Fen, Bog & Swamp: A short History of Peatland Destruction and Its Role in the Climate Crisis
A book review
Fen, Bog & Swamp: A short History of Peatland Destruction and Its Role in the Climate Crisis
Annie Proulx
Scribner 2022
208 pages
Concerned about the state of our wildlands, novelist Annie Proulx has given us Fen, Bog & Swamp. The book is a heartbreaking narrative of our drainage and destruction of these wetlands, and another voice in the chorus of commentary reminding us that we are crazily heating our planet.
Proulx starts her book with the wonder and surprises she experienced when her mother took her, as a young child, to a swamp, a journey that turned Proulx into a lifelong nature lover. This reminiscence serves as a springboard for the author’s musings that combine memoir, history, geography, and the science of climate change. The narrative wanders from the slopes of Kilimanjaro, where the Chagga people farm bananas, to the author’s time living in the Pacific Northwest. Proulx’s narrative skills deftly tie these threads together to such a degree that, despite the reminders of our great destruction of the natural world, the book is immensely pleasurable to read.
Thereafter this short book consists of three chapters, each individually devoted to bogs, English fens, and swamps. Throughout, the immensity of peatland loss is difficult to imagine. By the 1980s, the United States had wiped out half of its wetlands, with some states completely destroying them. From 2004 to 2009, a span of only five years, the U.S. turned an additional 62,300 wetland acres into agriculture and housing developments. In the 1980s, wanting land to grow trees, Great Britain destroyed 190,000 hectares of bogs in Scotland.
As if the loss of nature, biodiversity, and beauty weren’t enough, the destruction of swamps, bogs, and fens is a major contributor to climate change. Acre for acre, these peatlands perform an outsized service of carbon sequestration. As Proulx explains, when twigs, leaves, and other organic detritus decompose on forest floors or in grassland, they return to the biosphere. If the same material falls into a peatland, the acidic (bog) or alkaline (fen) waters disrupt decomposition. The organic material remains in the peatland, effectively removed and sequestered from the biosphere. Fewer and smaller peatlands ultimately mean more CO2 warming the planet.
Proulx prepared herself well for this project. She recounts the story of wetlands formation, starting with the receding glaciers at the end of the last Ice Age. From the Roman Empire to today, she covers a great swath of human history. She also shares a bit of biology as she describes the mosses, insects, trees, and animals that make their homes in the damp environments of the world.
Although Proulx expertly conveys the tragic loss of our wetlands, there are some problems with the book. First, the book is well-referenced, but not footnoted, and the notes at the end are labrynthine. Text is referenced by page only in the notes, followed by the source information. Without citation numbers or symbols, I found the references difficult to navigate, which slowed my reading.

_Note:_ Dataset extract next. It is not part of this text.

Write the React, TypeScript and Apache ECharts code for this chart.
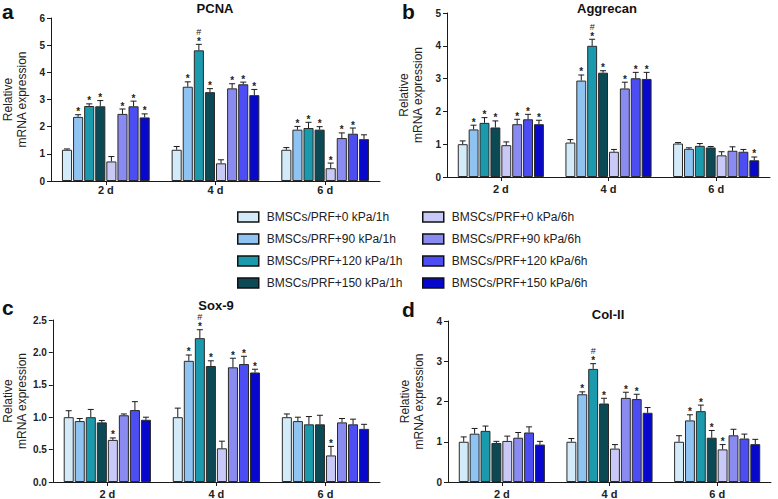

Moreover, some interesting paragraphs and pages concerning the history or science of the wetlands lack references altogether. There are also references in the notes section that don’t correspond to any text on their referenced pages.
I found more than a few non sequiturs. A paragraph on sea level rise might veer for a sentence or two to the size of Neolithic settlements. Several pages may go by as Proulx recounts the history of the Roman Empire, with no apparent connection to peatlands or climate change.
Proulx is a masterful narrator, and her novels and short stories have captured the attention of millions of readers. And yet I felt that much of the subject matter of this book was being kept at arm’s length. There is little vibrancy that one might experience actually being in or near these landscapes that skirt between land and water, few comments or details of the buzz of bees, chirping of birds, or aroma of wildflowers.
The book lacks people, too. We don’t hear the voices of conservationists and nature enthusiasts who dedicate their lives to protecting our fens, bogs, and swamps. There are few direct quotes to enliven the pages. Proulx confesses in her Acknowledgements that the book was written during the pandemic, which restricted her travels. Has she heard of Zoom?
For the casual reader, this book may serve as a starting point to learn about peatlands, although if I were to suggest a book for general interest, I would pick Swamplands by Ed Struzik. His book covers more ground, more history, and more biology.